Come hear more about Verde Valley history on June 15 at the Clemenceau Museum, when John Tavasci Sr., former owner of the Clarkdale Dairy, will be reminiscing with his long time friend and local rancher Don Godard. The two will be talking about dairy farming, cattle ranching, trucking, busing and the changes they've seen over the past 60 years or so in our little corner of Arizona.

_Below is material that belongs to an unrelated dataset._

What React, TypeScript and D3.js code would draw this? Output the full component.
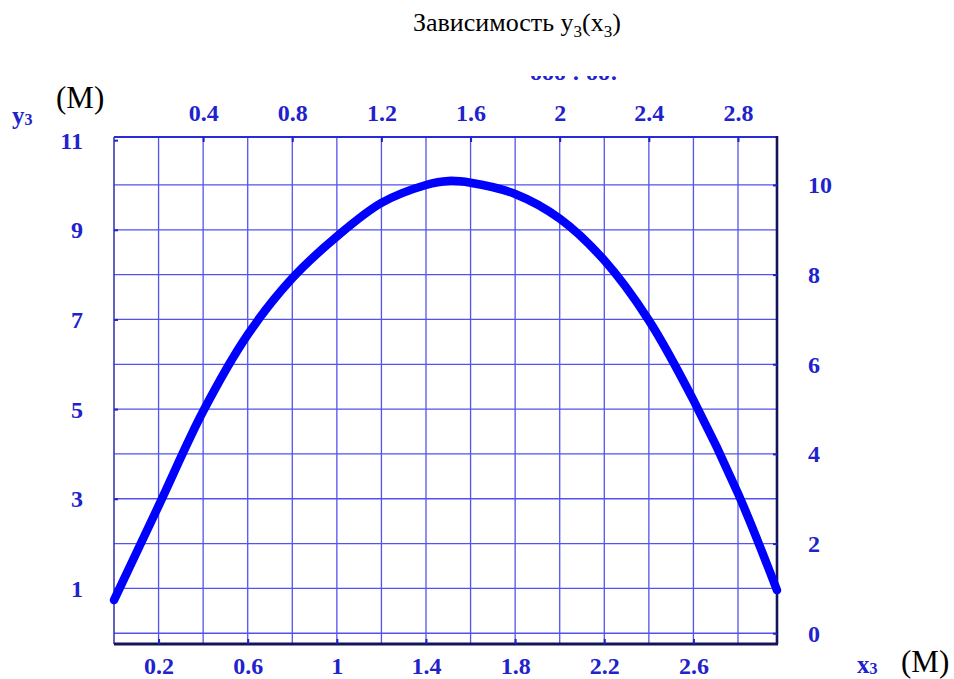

John Tavasci's parents arrived in Jerome from Italy in 1924, and soon after began dairy farming near Peck's Lake in Clarkdale. John was born in 1925 and remembers moving to the Clarkdale Dairy in 1928. By the age of 12, he was helping out on the farm, walking behind the plow. The dairy farm continued to grow, and through the late 1950s, delivering milk was a big business. The dairy business was sold in the 1960s; by that time there were 220 dairy cows. John went into cattle ranching and trucking, hauling both cattle and thousands of tons of hay. He then went into the school bus business and began busing Mingus High School students, a job he enjoyed so much, that he spent over 40 years at it, finally retiring at the age of 80, claiming that it was the interaction with the students that kept him young.
Cornville rancher, Don Godard also grew up in the Verde Valley and is no stranger to the Verde Historical Society and the Clemenceau Museum. It's Don who prepares the delectable meat for the Museum's annual Zeke Taylor BBQ in November and brings animals for a petting zoo for Early Settlers' Day in October.
The public is invited to attend the Tavasci Sr./Godard conversation, which promises to hold many fascinating glimpses into Verde Valley history. Their talk will follow a very brief general meeting of the Verde Historical Society, beginning at 1 p.m., Tuesday, June 15 in the gym of the Clemenceau School at the corner of Mingus and Willard avenues in Cottonwood.